B.D. Pour faire court, nous parlons de gens pour qui le monde est un champ de bataille qui a explosé en mille morceaux. Certains ont la capacité de reconstruire autre chose en trouvant des systèmes qui leur sont particuliers. C'est souvent délirant, mais cela s'appuie sur un savoir sur le monde qui leur est propre, avec généralement un côté visionnaire. C'est fascinant. Quand Kosek vous parle de météo et de cataclysmes à venir, c'est certes extravagant mais d'un point de vue métaphorique, pour nous, c'est totalement vrai par rapport à notre propre responsabilité vis-à-vis du climat, de l'environnement.

Plus généralement, quels sont les apports de l'art brut au monde de la création?

B.D. Un artiste dit culturel est très centré sur son œuvre et ne parle souvent que de lui. Un artiste de l'art brut, lui, ne parle jamais de son œuvre, il va vous parler du temps, de Dieu, de sauver le monde... En fait, l'art brut est un domaine qui casse complètement les normes de l'art occidental qui n'est finalement qu'une recherche esthétique ou, avec l'art contemporain, une manière d'interroger l'esthétique. L'art brut, lui, interroge le monde en utilisant une forme qui lui est spécifique. C'est l'invention d'une langue, en réalité. Une langue qui nous touche car elle fait écho à des fondements archaïques de notre être. L'art culturel est une représentation symbolique du réel; l'art brut est une captation du réel, non pas au sens de la réalité, ce qu'on perçoit, ce qu'on maîtrise mais au contraire tout ce qui nous échappe, l'angoisse suprême sur la finalité de notre existence. Et c'est de cela qu'ils parlent via leur prisme psychotique.

Mais tous les artistes de l'art brut ne sont pas psychotiques?

B.D. Des autodidactes, comme Anselme Boix-Vives, ont réalisé des productions magnifiques. Mais, selon moi, ce sont les artistes psychotiques qui sont les plus intéressants de par les systèmes qu'ils nous proposent. Prenez l'exemple d'Adolf Wölfli. A partir du moment où il a été placé dans un hôpital psychiatrique, il a fait table rase du passé et s'est mis à tout réinventer, les mathématiques, l'histoire, la musique, tout! Et avec des formes inouïes de beauté. C'est quelqu'un qui a clairement marqué l'histoire artistique du XXème siècle.

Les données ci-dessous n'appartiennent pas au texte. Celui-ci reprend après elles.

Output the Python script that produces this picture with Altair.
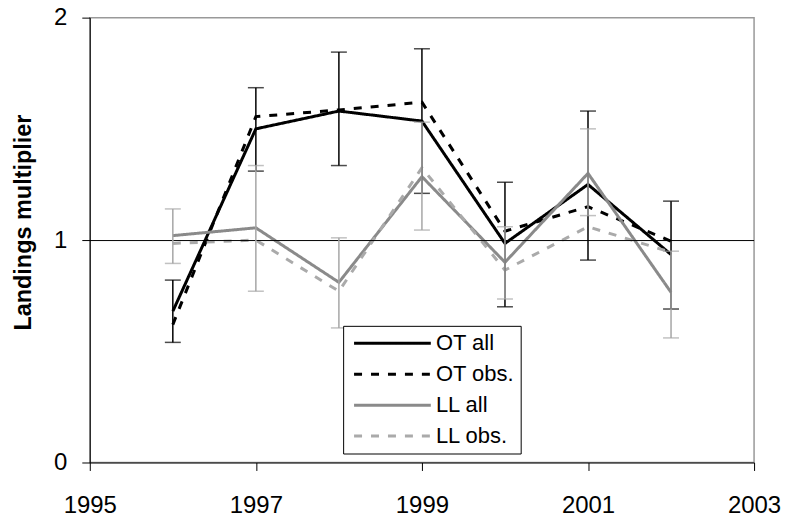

L'art brut sortant de son ghetto peut-il devenir une source d'inspiration pour la publicité, comme l'est l'art dit culturel?

B.D. L'art brut peut être une source d'inspiration pour la publicité, formellement. Nous avons souvent des demandes pour utiliser des œuvres à des fins publicitaires. Encore récemment, on me l'a demandé pour faire une pochette de disque. Mais je ne suis pas très à l'aise avec cela. J'ai plutôt envie de dire aux publicitaires de venir s'alimenter, de se nourrir d'art brut comme ils le font avec les autres domaines artistiques. Si Jeff Koons, par exemple, de par sa façon très marketée de représenter la société à travers des achétypes, va certainement – je dirais naturellement – être récupéré par le monde de la publicité, les artistes d'art brut, eux, ne s'y prêtent guère, selon moi. Ils apportent plutôt une vision essentielle avec une capacité de dynamitage d'une violence extrême. Mais ils ne revendiquent rien. Récemment, une œuvre de Henry Darger a été vendue chez Christie's au prix record de 600 000 euros. On est encore loin des sommets atteints sur le marché de l'art, mais dès lors qu'on a sorti l'art brut du seul cadre de sa production, la messe était dite. En le décrétant partie intégrante du domaine de l'art, on le fait entrer de plain-pied dans une logique de marché.